Originally posted by: thedramaqueen

Shaavi, if I may...

The show isn't condemning physical vs transcendental love. In fact both Dev and Sona have a soulmate connection and Sam's write explains how they "access" love differently or as I would say speak different love languages.

Let me give you an example. On the birthday date. Sona was hurt. But she soon realised Dev was held back and he couldn't get out to be with her physically. That is enough for Sona. But it wasn't for dev. Dev felt differently. He needed sona to show her anger to him. Because he thought I was not there and she should have the right to show her reaction in some form.

Now Dev's need to have his loved ones near him doesn't manifest as a 24x7 physical presence either. He "delivers" that love in the shape of physical presence as well as acts of service and gifts.

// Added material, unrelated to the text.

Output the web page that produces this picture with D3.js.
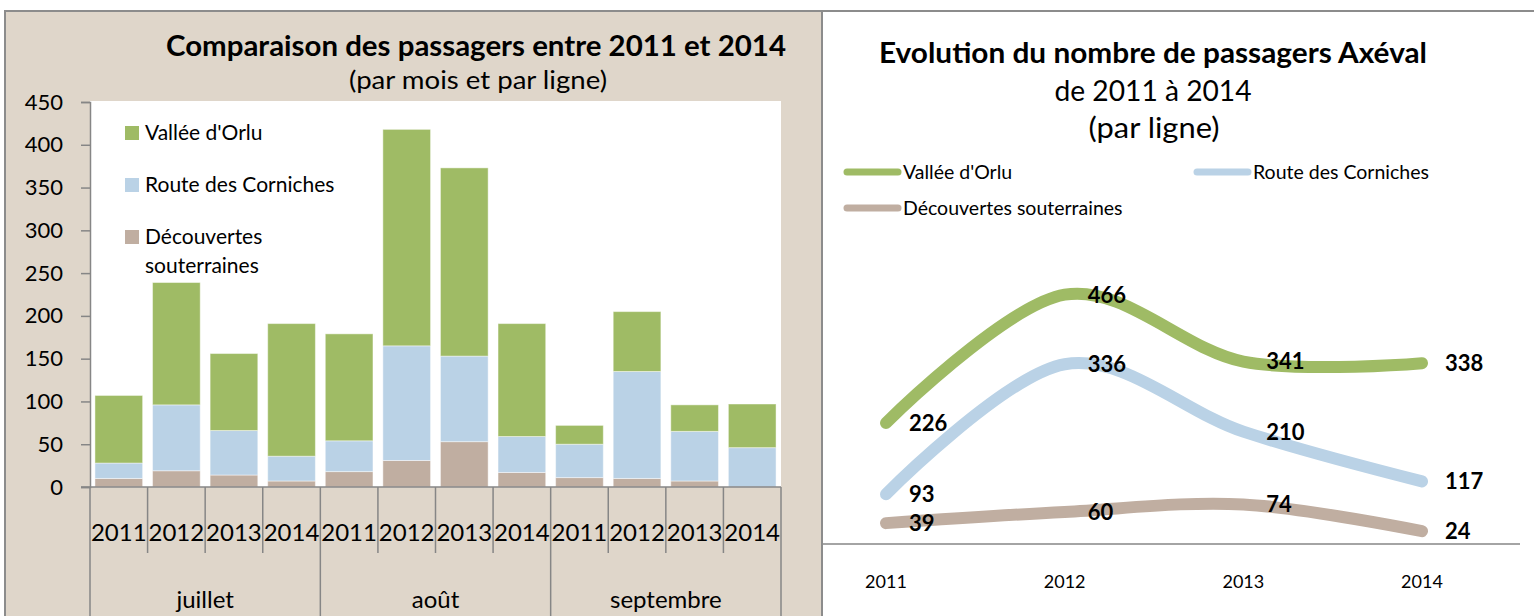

He just needs to have the peace of mind that his loved ones are accessible to him. This is where he is often misinterpreted as a selfish monopolising individual. He isn't. For example so long as he knew his lover is around him, he was happy to go off to work. He wanted to spend every waking moment with her but what was harder was when she was not accessible because she was with ritwick. And this is exactly his issue with jatin. In his view, jatin can block access to soha. And that is his problem. Those Skype calls are another example of his need to have that proximity to his lover. I think it partly comes from his father being snatched so mercilessly.

For Sona...it's the thought that matters. She has dida who reminisces about her love life with their grandfather. That is the kind of love language sona speaks. She made herself available to her lover after Neha's vidai. She elicited that response in him because she knew that those feelings need a channel to drain out. And she did the same with soha. I don't know why she stepped out. Dev and elena were left in charge. If she can't even go out for a bit then clearly soha needs to be in Bose house while she recovers. She wasn't gone for long. Coming back to Sona's love language, she too does acts of service but they aren't as tangible. She gave riya confidence when the Aayan meeting. It's immaterial that Dev knew about it or not. Or anyone appreciated it or not. For her , dev loves her and that is enough. Then she will serve (in a healthy way) anything or anyone that matters to Dev.

Did I even make sense

wonderful... Should we copy this to new thread?